I agree with my hon. Friend the Member for Truro and Falmouth, who is no longer in her place, and she will know that we are working with employers through our Disability Confident scheme, giving them the tools and advice to support staff with a disability or long-term health condition. Over 12,000 employers have now signed up. The Minister for Disabled People, Health and Work, my hon. Friend the hon. Member for North Swindon (Justin Tomlinson), will pick up her suggestions. I thank her for the work she did when she was in the Department.
The hon. and learned Member for Edinburgh South West (Joanna Cherry) made an intervention in relation to the Scottish child payment. I understand that the Scottish Government have laid out their plans to introduce an additional £10 a week for eligible children in Scotland, and I should say that we welcome the overall commitment to tackle poverty, but we note the challenge and look forward to understanding the impact of the payment in detail. We will continue to work with the Scottish Government on the impact and introduction of that payment.
Turning to the remarks from the hon. Member for Airdrie and Shotts (Neil Gray), the pensions dashboard is a digital interface that will allow individuals to see their pension savings online in one place to assist with their retirement planning, and I welcome the cross-party collaboration on that. On the pensions Bill, we intend to bring forward legislation when parliamentary time allows.

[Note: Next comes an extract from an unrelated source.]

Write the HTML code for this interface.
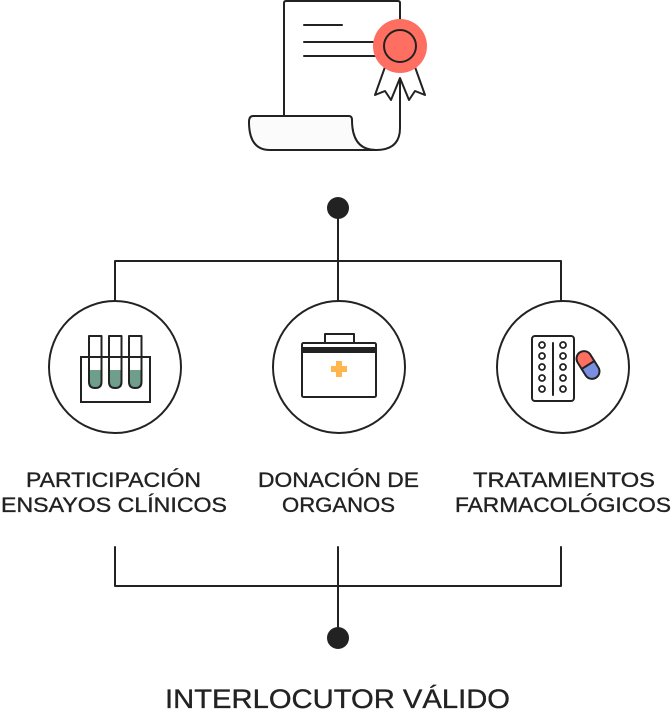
<!DOCTYPE html>
<html><head><meta charset="utf-8"><style>
html,body{margin:0;padding:0;background:#fff;}
svg{display:block}
text{font-family:"Liberation Sans",sans-serif;fill:#222;stroke:#222;stroke-width:0.35;}
</style></head><body>
<svg width="672" height="716" viewBox="0 0 672 716" xmlns="http://www.w3.org/2000/svg">
<g fill="none" stroke="#222" stroke-width="2" stroke-linejoin="round" stroke-linecap="round">
 <path d="M284 116 V3 Q284 1 286 1 H398 Q400 1 400 3 V128 Q400 150 376 150" fill="#fff"/>
 <path d="M253 116 H349 Q352 116 352 120 Q352 150 376 150 H270 Q249 150 249 122 Q249 116 253 116 Z" fill="#fbfbfb"/>
 <line x1="304" y1="25" x2="342" y2="25"/>
 <line x1="304" y1="42" x2="376" y2="42"/>
 <line x1="304" y1="56" x2="376" y2="56"/>
 <path d="M385 67 L375 95 L385 91 L391 100 L400 78 L409 100 L415 91 L425 95 L415 67" fill="#fff"/>
 <circle cx="400" cy="46" r="27" fill="#FF6F61" stroke="none"/>
 <circle cx="400" cy="46" r="16"/>
 <line x1="338" y1="208" x2="338" y2="261"/>
 <polyline points="115,300 115,261 561,261 561,300"/>
 <line x1="338" y1="261" x2="338" y2="300"/>
 <polyline points="115,547 115,586 561,586 561,547"/>
 <line x1="338" y1="547" x2="338" y2="638"/>
 <circle cx="115" cy="367" r="66" fill="#fff"/>
 <circle cx="339" cy="367" r="66" fill="#fff"/>
 <circle cx="563" cy="367" r="66" fill="#fff"/>
 <path d="M89 370 H101.5 V382 Q101.5 388 95.3 388 Q89 388 89 382 Z" fill="#6f9f8c" stroke="none"/>
 <path d="M109 370 H121.5 V382 Q121.5 388 115.3 388 Q109 388 109 382 Z" fill="#6f9f8c" stroke="none"/>
 <path d="M129 370 H141.5 V382 Q141.5 388 135.3 388 Q129 388 129 382 Z" fill="#6f9f8c" stroke="none"/>
 <path d="M89 336 H101.5 V382 Q101.5 388 95.3 388 Q89 388 89 382 Z"/>
 <path d="M109 336 H121.5 V382 Q121.5 388 115.3 388 Q109 388 109 382 Z"/>
 <path d="M129 336 H141.5 V382 Q141.5 388 135.3 388 Q129 388 129 382 Z"/>
 <rect x="81" y="357" width="69" height="45" stroke-linejoin="miter"/>
 <rect x="325" y="334" width="29" height="9"/>
 <rect x="302" y="343" width="74" height="54" rx="1.5" fill="#fff"/>
 <rect x="302" y="347" width="74" height="6" fill="#222" stroke="none"/>
 <rect x="532" y="336" width="42" height="65" rx="3"/>
 <line x1="553" y1="343" x2="553" y2="395"/>
 <g stroke-width="1.8">
  <circle cx="542" cy="345" r="3"/><circle cx="563" cy="345" r="3"/>
  <circle cx="542" cy="356" r="3"/><circle cx="563" cy="356" r="3"/>
  <circle cx="542" cy="367" r="3"/><circle cx="563" cy="367" r="3"/>
  <circle cx="542" cy="378" r="3"/><circle cx="563" cy="378" r="3"/>
  <circle cx="542" cy="389" r="3"/><circle cx="563" cy="389" r="3"/>
 </g>
 <g transform="translate(588 365) rotate(-32)">
  <path d="M-7.5 0 V-7.5 A7.5 7.5 0 0 1 7.5 -7.5 V0 Z" fill="#FF6F61" stroke="none"/>
  <path d="M-7.5 0 V7.5 A7.5 7.5 0 0 0 7.5 7.5 V0 Z" fill="#7B8FE0" stroke="none"/>
  <rect x="-7.5" y="-15" width="15" height="30" rx="7.5"/>
  <line x1="-7.5" y1="0" x2="7.5" y2="0"/>
 </g>
</g>
<path d="M331 366 h5 v-5 h6 v5 h5 v6 h-5 v5 h-6 v-5 h-5 z" fill="#FFB74D"/>
<circle cx="338" cy="208" r="11" fill="#222"/>
<circle cx="338" cy="638" r="11" fill="#222"/>
<g font-size="21">
 <text x="26" y="487" textLength="175" lengthAdjust="spacingAndGlyphs">PARTICIPACIÓN</text>
 <text x="1" y="512" textLength="226" lengthAdjust="spacingAndGlyphs">ENSAYOS CLÍNICOS</text>
 <text x="258" y="487" textLength="161" lengthAdjust="spacingAndGlyphs">DONACIÓN DE</text>
 <text x="282" y="512" textLength="113" lengthAdjust="spacingAndGlyphs">ORGANOS</text>
 <text x="473" y="487" textLength="182" lengthAdjust="spacingAndGlyphs">TRATAMIENTOS</text>
 <text x="455" y="512" textLength="216" lengthAdjust="spacingAndGlyphs">FARMACOLÓGICOS</text>
</g>
<text x="165" y="708" font-size="27" textLength="345" lengthAdjust="spacingAndGlyphs">INTERLOCUTOR VÁLIDO</text>
</svg>
</body></html>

We are a Government determined to help the most vulnerable, to support them into work, to support them to stay in work, and to support them when they cannot work. We will continue to do that through all the support that the Department offers, and we will continue to assess and adjust that support by listening, learning and improving. I have met and visited several stakeholders, valuing and taking on their expert views, so we are always listening to colleagues, stakeholders and, most importantly, our constituents, whom we are here to serve and support.
Question deferred (Standing Order No. 54).